Elimination of Inorganic Pollutants Using a Novel Biomaterial Adsorbent

This study examines the effectiveness of calcium alginate-carboxymethyl cellulose gel beads (Ca-A/CMC) as an innovative biomaterial for chromium ion (Cr3+) adsorption. The composite hydrogel was created by physically cross-linking sodium alginate and carboxymethyl cellulose polymers in the presence of calcium ions. Various characterization techniques, including Fourier transform infrared (FTIR) spectroscopy and scanning electron microscopy (SEM), were used to analyze this novel biosorbent. These gel beads exhibit a significant adsorption capacity of 269.33 mg/g and a removal efficiency of 95%. The influence of different parameters, such as pH and contact time, on the adsorption capacity of Ca-A/CMC gel beads was investigated. The maximum adsorption capacity was achieved at a contact time of 120 minutes and a pH of 5.8. To understand the adsorption behavior, several kinetic and isothermal models were applied.

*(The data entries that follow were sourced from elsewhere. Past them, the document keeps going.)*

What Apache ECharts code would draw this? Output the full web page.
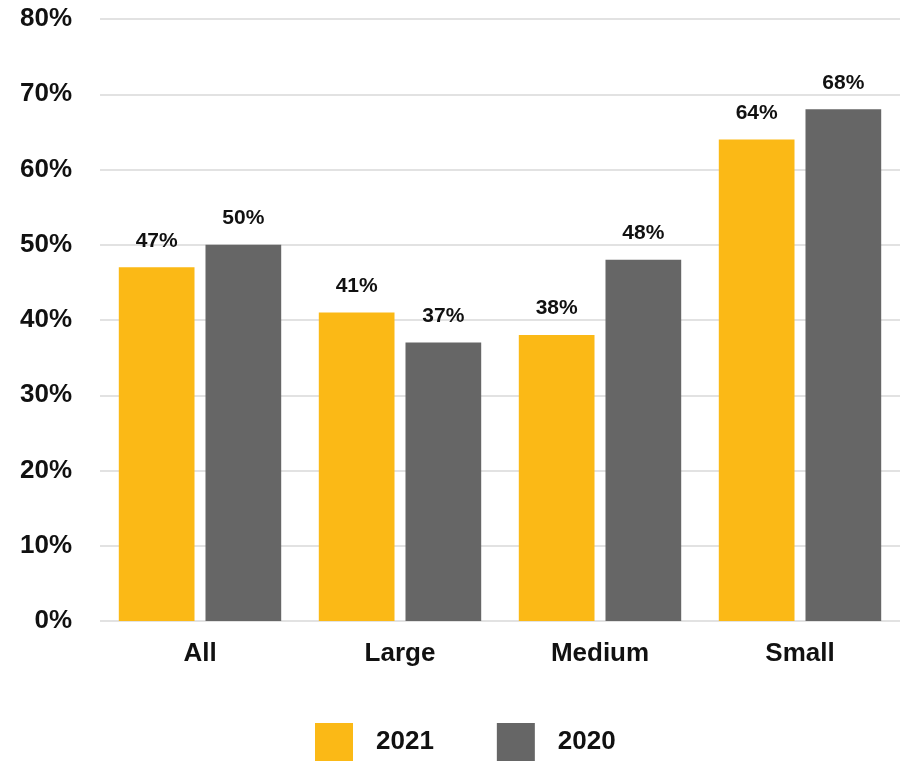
<!DOCTYPE html>
<html>
<head>
<meta charset="utf-8">
<script src="https://cdn.jsdelivr.net/npm/echarts@6/dist/echarts.min.js"></script>
<style>
  html, body { margin: 0; padding: 0; background: #ffffff; }
  #chart { width: 900px; height: 761px; }
</style>
</head>
<body>
<div id="chart"></div>
<script>
// Share of respondents by company size, two survey years
const categories = ['All', 'Large', 'Medium', 'Small'];
const seriesNames = ['2021', '2020'];
const values2021 = [47, 41, 38, 64];
const values2020 = [50, 37, 48, 68];
const yTicks = [0, 10, 20, 30, 40, 50, 60, 70, 80];

const FONT = '"Liberation Sans", Arial, Helvetica, sans-serif';
const COLORS = ['#FBB916', '#666666'];

const chart = echarts.init(document.getElementById('chart'), null, { renderer: 'canvas' });

function barSeries(name, data, color) {
  return {
    name: name,
    type: 'bar',
    data: data,
    barGap: '14.5%',
    barCategoryGap: '18.8%',
    itemStyle: { color: color },
    label: {
      show: true,
      position: 'top',
      distance: 16,
      formatter: '{c}%',
      fontFamily: FONT,
      fontWeight: 'bold',
      fontSize: 21,
      color: '#111111'
    }
  };
}

chart.setOption({
  backgroundColor: '#ffffff',
  animation: false,
  grid: { left: 100, width: 803, top: 19, bottom: 140, containLabel: false },
  legend: {
    data: seriesNames,
    left: 310,
    top: 718,
    icon: 'rect',
    itemWidth: 38,
    itemHeight: 38,
    itemGap: 63,
    textStyle: {
      fontFamily: FONT,
      fontWeight: 'bold',
      fontSize: 26,
      color: '#111111',
      padding: [0, 0, 0, 18]
    }
  },
  xAxis: {
    type: 'category',
    data: categories,
    axisLine: { show: false },
    axisTick: { show: false },
    axisLabel: {
      margin: 20,
      fontFamily: FONT,
      fontWeight: 'bold',
      fontSize: 26,
      color: '#111111'
    }
  },
  yAxis: {
    type: 'value',
    min: yTicks[0],
    max: yTicks[yTicks.length - 1],
    interval: yTicks[1] - yTicks[0],
    axisLine: { show: false },
    axisTick: { show: false },
    splitLine: { lineStyle: { color: '#d9d9d9', width: 1.5 } },
    axisLabel: {
      margin: 28,
      padding: [4, 0, 0, 0],
      formatter: '{value}%',
      fontFamily: FONT,
      fontWeight: 'bold',
      fontSize: 26,
      color: '#111111'
    }
  },
  series: [
    barSeries(seriesNames[0], values2021, COLORS[0]),
    barSeries(seriesNames[1], values2020, COLORS[1])
  ]
});
</script>
</body>
</html>
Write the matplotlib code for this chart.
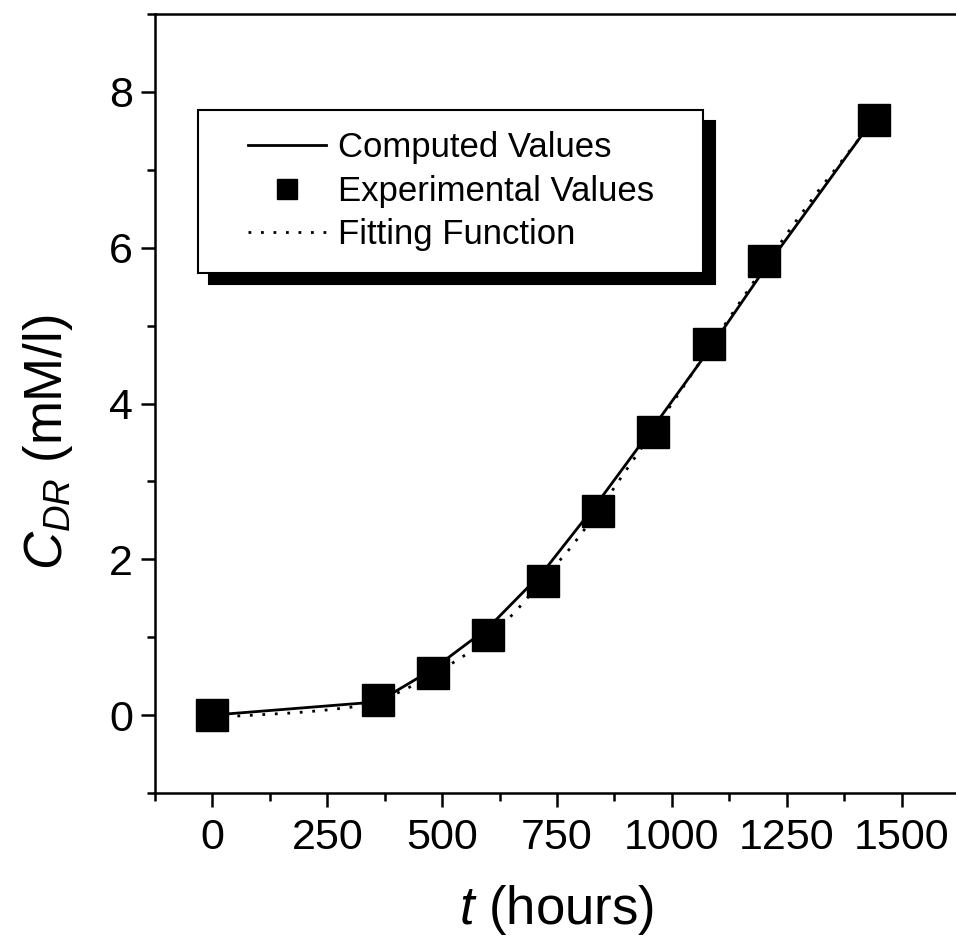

The adsorption data were best described by the Langmuir isotherm model, with an R2 value of 0.988, and the pseudo-second-order kinetic model, with an R2 value of 0.9998. Thermodynamic analysis indicated that the adsorption process is spontaneous and endothermic. These findings demonstrate the high efficacy and potential application of Ca-A/CMC gel beads for removing Cr3+ ions in wastewater treatment.